In questi casi, la memoria collettiva è rapida a rimuovere ricordi e immagini di segno negativo. Per certi aspetti, anche psicologici, se l’orizzonte della valle resta libero è certamente meglio per tutti. Ma occorre agire con la massima rassicurazione non lasciando dubbi sospesi. Il danno è stato troppo grave per agire con leggerezza e superficialità. Non si può nemmeno restare fermi e aggirarsi attorno al pendolo dei dubbi e delle esitazioni. Occorre fare chiarezza con correttezza e con onestà e quindi agire senza esitazione, accettando eventuali ritardi.
E’ inutile lanciare “spot” quasi promozionali si taglio ottimistico sulle date e sui tempi, quando si sa che difficilmente queste promesse “precise” potranno essere rispettate. Intanto i ritardi, magari neppure eccessivi, in questi casi sono sempre scontati. Ma oltre alla demolizione e dei tratti di autostrade e delle pile, c’è dell’altro.

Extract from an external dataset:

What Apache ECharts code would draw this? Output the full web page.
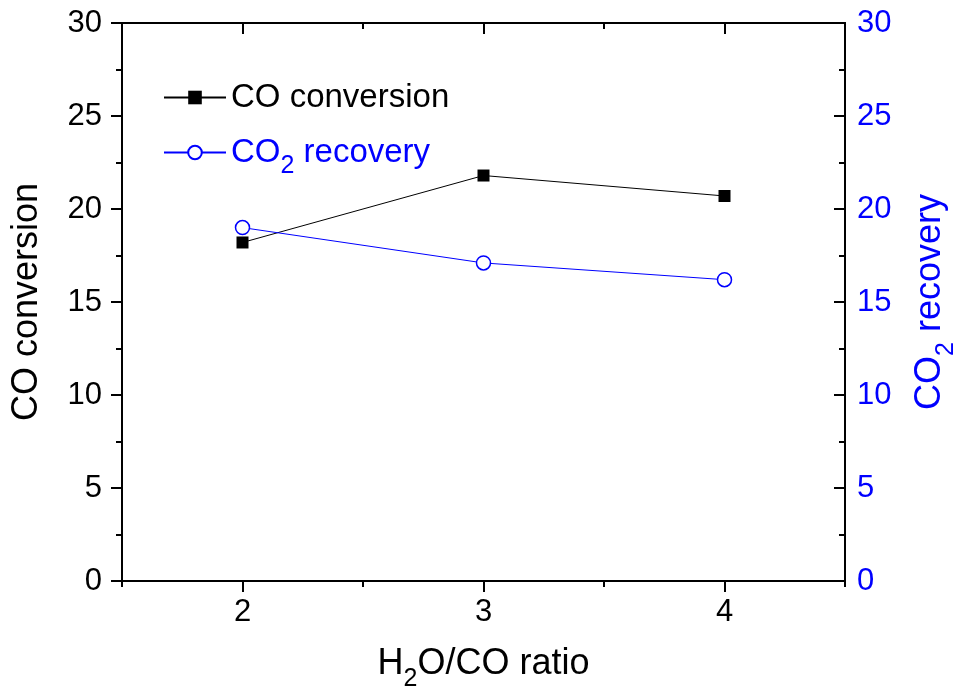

Devono essere programmate le ultime visite degli abitanti delle abitazioni per le quali non c’è speranza e che ormai si sa che debbono essere abbattute. Occorre mettere a punto il programma di sicurezza che consenta una visita rapida, anche perché gli abitanti hanno il pieno e sacrosanto diritto di recuperare quanto è possibile del loro patrimonio abitativo.
Ma anche per la demolizione degli edifici (si parla di molti palazzi con centinaia di appartamenti) la discussione è ancora in piedi, anche se, dietro istanza di Bucci, ma anche sulle valutazioni tecniche di massima, la demolizione tramite microcariche di dinamite sembra la soluzione più congrua e rapida, sia pure tenendo presente che non sarà né rapido né semplice rimuovere detriti e macerie e liberare il territorio sul quale, nelle intenzioni già annunciate, dovrà sorgere un parco. Ma sono progetti positivi da realizzare nel tempo. Ora occorre risolvere i dubbi e, sia pure con le idee chiare, agire perché il tempo della ricostruzione incalza e Genova (e non solo Genova) ha bisogno del ponte.